**EXERCISE TASK:** Working from the data below, reproduce exactly the lines starting at the one that holds "Write the Plotly code for this chart." and ending at the one that holds "pz_imp = [-9.42, -10.4, -9.78, -8.42, -3.3, -1.58, 0.0, 0.0]". Pictures are excluded.

**SUPPLIED DATA:**
◆ ◆ ◆ ◆ ◆

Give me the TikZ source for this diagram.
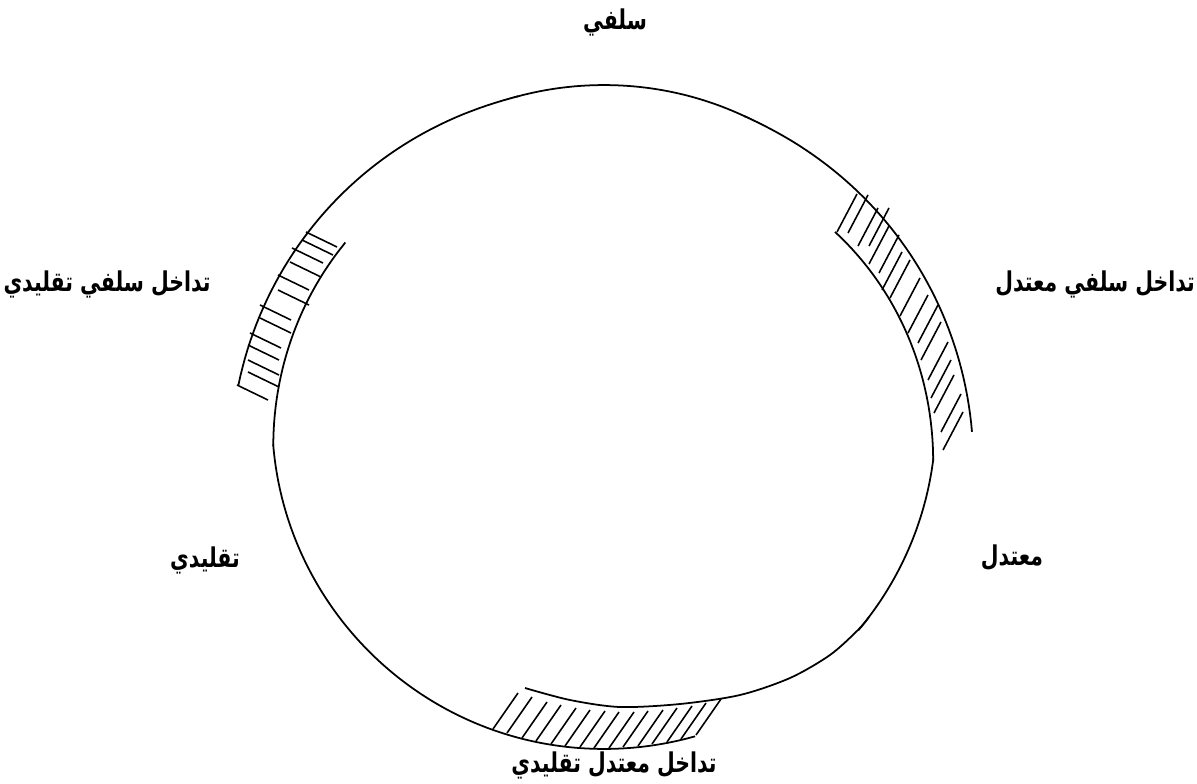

◆ ◆ ◆ ◆ ◆

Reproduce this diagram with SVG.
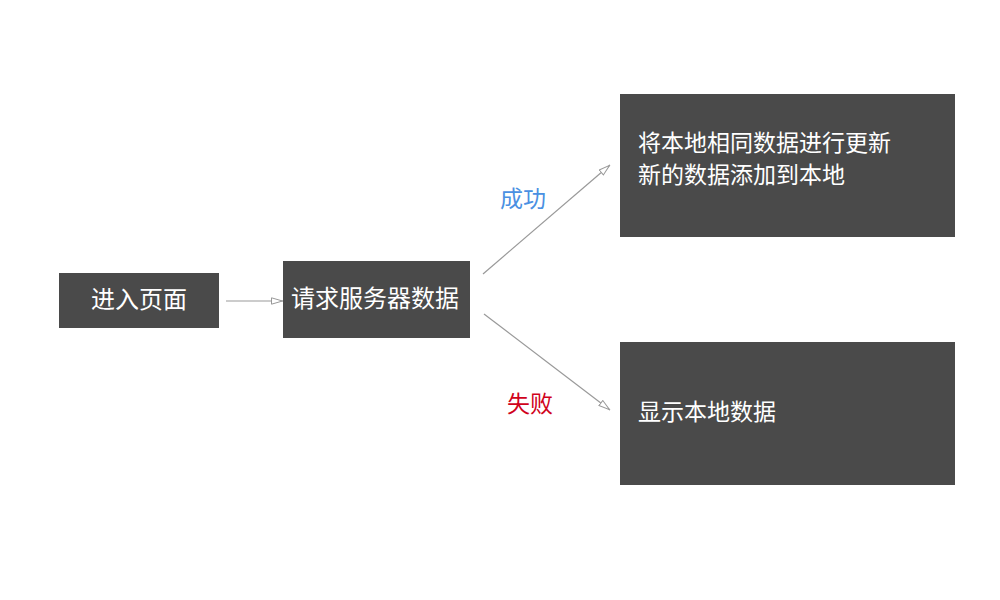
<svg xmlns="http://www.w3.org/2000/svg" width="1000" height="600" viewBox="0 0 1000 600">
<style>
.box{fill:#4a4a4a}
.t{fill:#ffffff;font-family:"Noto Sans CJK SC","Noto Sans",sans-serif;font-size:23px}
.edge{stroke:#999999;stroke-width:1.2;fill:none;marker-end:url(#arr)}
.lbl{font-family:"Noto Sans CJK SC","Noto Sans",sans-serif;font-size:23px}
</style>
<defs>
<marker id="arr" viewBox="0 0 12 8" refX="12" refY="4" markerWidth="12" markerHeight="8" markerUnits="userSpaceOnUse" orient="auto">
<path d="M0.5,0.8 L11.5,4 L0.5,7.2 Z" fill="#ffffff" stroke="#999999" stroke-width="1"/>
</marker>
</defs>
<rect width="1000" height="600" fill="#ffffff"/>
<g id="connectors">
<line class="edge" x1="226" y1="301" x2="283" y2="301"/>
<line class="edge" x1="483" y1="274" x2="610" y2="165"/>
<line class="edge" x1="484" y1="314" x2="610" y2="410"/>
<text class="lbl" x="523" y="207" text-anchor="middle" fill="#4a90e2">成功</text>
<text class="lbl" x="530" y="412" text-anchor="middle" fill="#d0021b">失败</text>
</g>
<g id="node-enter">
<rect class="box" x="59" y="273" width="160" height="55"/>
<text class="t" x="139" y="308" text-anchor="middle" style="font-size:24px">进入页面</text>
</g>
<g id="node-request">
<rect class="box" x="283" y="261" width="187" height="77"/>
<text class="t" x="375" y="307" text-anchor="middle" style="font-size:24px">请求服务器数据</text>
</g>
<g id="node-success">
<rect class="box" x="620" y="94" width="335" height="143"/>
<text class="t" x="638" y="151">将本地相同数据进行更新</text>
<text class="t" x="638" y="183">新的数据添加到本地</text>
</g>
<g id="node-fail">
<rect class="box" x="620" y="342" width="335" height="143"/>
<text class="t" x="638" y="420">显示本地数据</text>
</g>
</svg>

◆ ◆ ◆ ◆ ◆

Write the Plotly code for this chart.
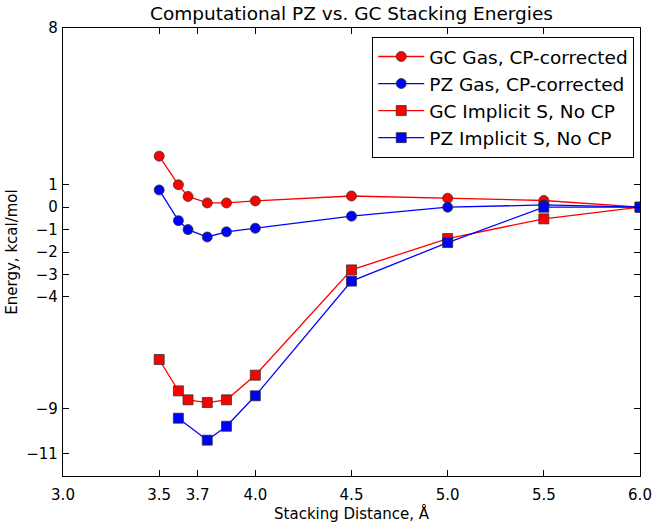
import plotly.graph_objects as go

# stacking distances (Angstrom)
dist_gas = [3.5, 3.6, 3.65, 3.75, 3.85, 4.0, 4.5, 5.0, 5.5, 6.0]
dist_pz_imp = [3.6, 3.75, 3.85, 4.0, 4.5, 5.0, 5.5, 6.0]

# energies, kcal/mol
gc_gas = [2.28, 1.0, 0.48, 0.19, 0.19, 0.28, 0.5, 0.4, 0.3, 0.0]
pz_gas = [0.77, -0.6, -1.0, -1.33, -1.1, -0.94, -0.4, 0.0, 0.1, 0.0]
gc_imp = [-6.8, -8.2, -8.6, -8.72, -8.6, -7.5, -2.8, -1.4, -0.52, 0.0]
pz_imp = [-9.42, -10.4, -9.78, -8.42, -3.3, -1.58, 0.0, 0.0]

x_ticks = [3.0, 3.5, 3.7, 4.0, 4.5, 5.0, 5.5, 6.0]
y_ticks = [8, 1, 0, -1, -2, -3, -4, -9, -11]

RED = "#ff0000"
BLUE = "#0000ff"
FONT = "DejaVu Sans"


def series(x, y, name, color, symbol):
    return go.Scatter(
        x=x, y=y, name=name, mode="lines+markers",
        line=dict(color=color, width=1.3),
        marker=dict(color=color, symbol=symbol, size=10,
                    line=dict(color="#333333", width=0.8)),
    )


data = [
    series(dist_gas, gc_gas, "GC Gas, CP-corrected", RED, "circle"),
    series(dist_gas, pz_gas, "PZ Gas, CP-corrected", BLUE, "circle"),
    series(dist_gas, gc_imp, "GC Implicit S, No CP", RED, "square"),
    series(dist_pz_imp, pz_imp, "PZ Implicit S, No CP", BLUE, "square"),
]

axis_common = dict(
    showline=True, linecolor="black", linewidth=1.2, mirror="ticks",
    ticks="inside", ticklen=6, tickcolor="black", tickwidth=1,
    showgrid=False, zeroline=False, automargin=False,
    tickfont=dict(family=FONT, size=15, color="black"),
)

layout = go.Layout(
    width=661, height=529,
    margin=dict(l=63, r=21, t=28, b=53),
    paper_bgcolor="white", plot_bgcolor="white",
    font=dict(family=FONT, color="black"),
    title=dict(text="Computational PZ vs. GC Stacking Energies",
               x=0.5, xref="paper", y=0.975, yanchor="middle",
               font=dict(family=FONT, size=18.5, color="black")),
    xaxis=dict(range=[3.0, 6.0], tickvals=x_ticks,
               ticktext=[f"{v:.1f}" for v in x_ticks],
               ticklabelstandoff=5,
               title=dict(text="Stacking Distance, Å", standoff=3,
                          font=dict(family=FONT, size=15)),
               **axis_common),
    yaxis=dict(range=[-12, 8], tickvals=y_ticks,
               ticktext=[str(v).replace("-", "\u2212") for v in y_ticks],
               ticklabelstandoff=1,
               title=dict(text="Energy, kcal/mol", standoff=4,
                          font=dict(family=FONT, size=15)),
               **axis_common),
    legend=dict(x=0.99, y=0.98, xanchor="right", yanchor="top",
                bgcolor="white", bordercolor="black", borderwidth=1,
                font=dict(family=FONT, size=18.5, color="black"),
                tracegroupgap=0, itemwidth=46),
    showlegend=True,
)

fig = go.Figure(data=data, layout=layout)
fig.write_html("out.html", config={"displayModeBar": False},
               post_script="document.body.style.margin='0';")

◆ ◆ ◆ ◆ ◆

**TASK OUTPUT:**
Write the Plotly code for this chart.
import plotly.graph_objects as go

# stacking distances (Angstrom)
dist_gas = [3.5, 3.6, 3.65, 3.75, 3.85, 4.0, 4.5, 5.0, 5.5, 6.0]
dist_pz_imp = [3.6, 3.75, 3.85, 4.0, 4.5, 5.0, 5.5, 6.0]

# energies, kcal/mol
gc_gas = [2.28, 1.0, 0.48, 0.19, 0.19, 0.28, 0.5, 0.4, 0.3, 0.0]
pz_gas = [0.77, -0.6, -1.0, -1.33, -1.1, -0.94, -0.4, 0.0, 0.1, 0.0]
gc_imp = [-6.8, -8.2, -8.6, -8.72, -8.6, -7.5, -2.8, -1.4, -0.52, 0.0]
pz_imp = [-9.42, -10.4, -9.78, -8.42, -3.3, -1.58, 0.0, 0.0]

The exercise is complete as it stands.